Cidadão íntegro, brasileiro da estatura dos
protagonistas maiores da Constituição Cidadã, Sepúlveda Pertence não se furtou,
depois de aposentado do STF, a continuar seu aporte à Democracia, ao Estado de Direito:
entre 2007 e 2010 foi presidente da Comissão de Ética da Presidência da
República, quando o seu Amigo e Companheiro da década de 1960 Waldir Pires
também se encontrava no Governo do Presidente Lula, ora na Controladoria Geral
da União e ora no Ministério da Defesa.
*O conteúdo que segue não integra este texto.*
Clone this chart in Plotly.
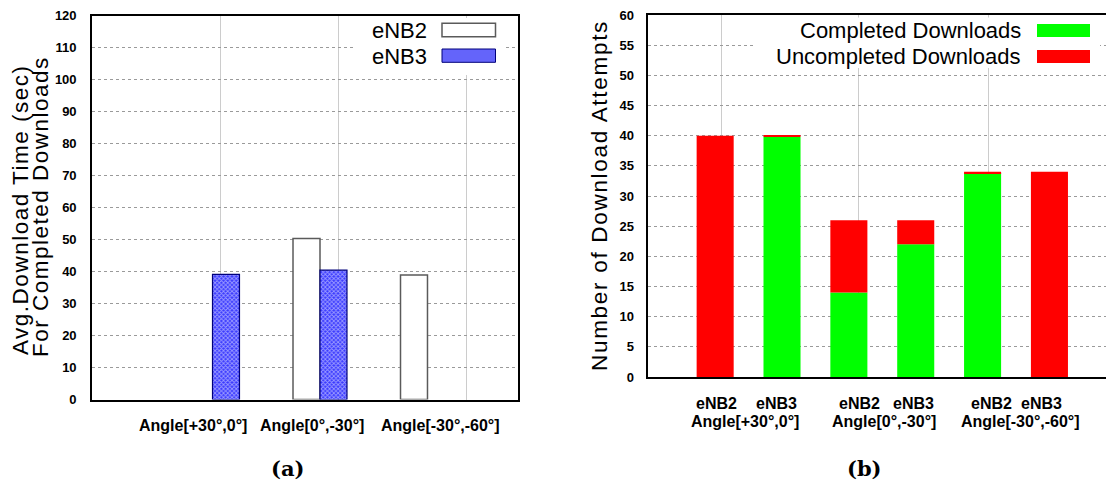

Coerente e leal a seus princípios, não
hesitou em fazer a defesa junto à mais alta Corte de Justiça, ao lado do agora
Ministro Zanin Martins, do ex-presidente Lula, durante a perseguição dos ‘farsistas’
(farsantes fascistas) da ‘Leva Jeito’.
Pessoalmente, nunca estive perto do Doutor
Sepúlveda Pertence, mas desde os tempos dos saudosos Raymundo Faoro e Seabra
Fagundes à frente da OAB (1977-1981), sendo Vice atuante, esse gigante do
Direito e da Cidadania sempre despertou confiança e admiração. Sua firmeza, lealdade
e discrição como Companheiro desses dois bravos que enfrentaram sob riscos à
própria Vida durante a (mal)ditadura -- a ponto de Faoro ter sofrido ameaças de
Sylvio Frota e Fagundes ter sido alvo de atentados, inclusive o que matou a
secretária da sede nacional da OAB no Rio de Janeiro, Dona Lyda Monteiro -- são
atributos raríssimos de poucos iluminados, que desde a eternidade levam e levarão
a luz às novas gerações. Sepúlveda Pertence, presente!